Land Lotteries.--We have mentioned that the lotteries are to be commenced on the 22d inst. The following, as we learn from Milledgeville, are the number of draws placed in the wheels, and the prizes to be awarded them,viz.

The Land Lottery in which the prizes are square lots of 150 acres each; names given in 85,000 prizes, 18,309; or about four and half blanks to a prize.

In the Gold Lottery, in which the prizes are square lots of forty acres each; names given in, 133,000; prizes, 35,000; or nearly four blanks to a prize.
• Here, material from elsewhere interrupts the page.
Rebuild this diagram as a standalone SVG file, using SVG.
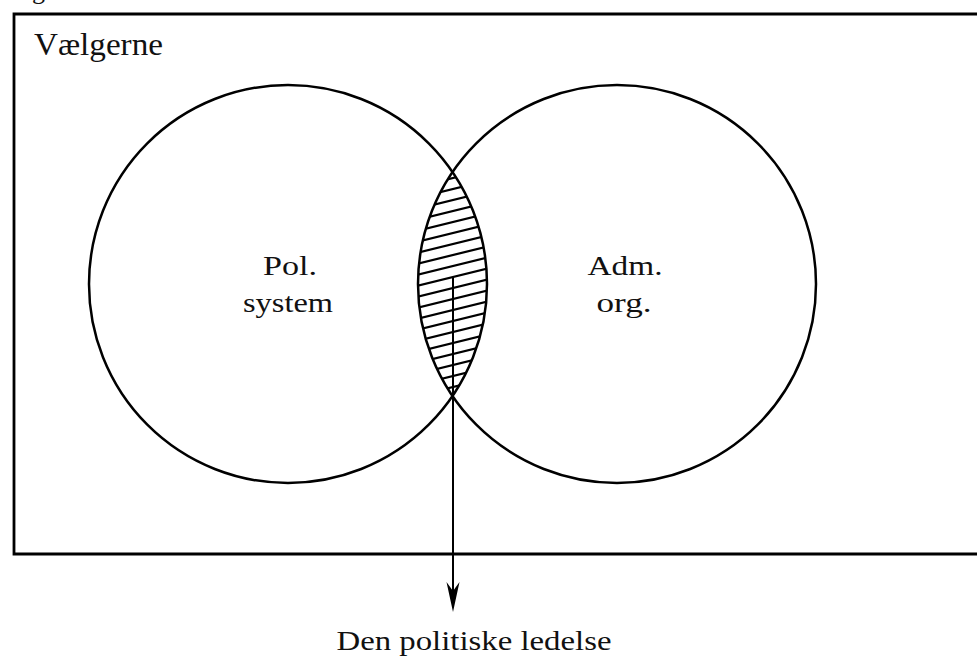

The commissioners have been industrious to prepare such a mass of tickets (which are printed) together with the numerical books necessary in so short a period. The wheels containing the names are of great circumferences, and so weighty with the tickets that a strong man can hardly turn them. They were manufactured in the Penitentiary, and these important aids towards speedy distribution of Cherokee territory were constructed with the united help of two persons whose stubborn zeal in asserting its independence has thus made them remote agents in its dismemberment-we mean the Missionaries-- Great accuracy being requisite in his registry, it will hardly be possible to draw more than 250 or 3000 names per day, so that with the latter number it will occupy seven months before the prizes are exhausted and the lottery finished. It is proposed to draw a day alternately from the wheels of each.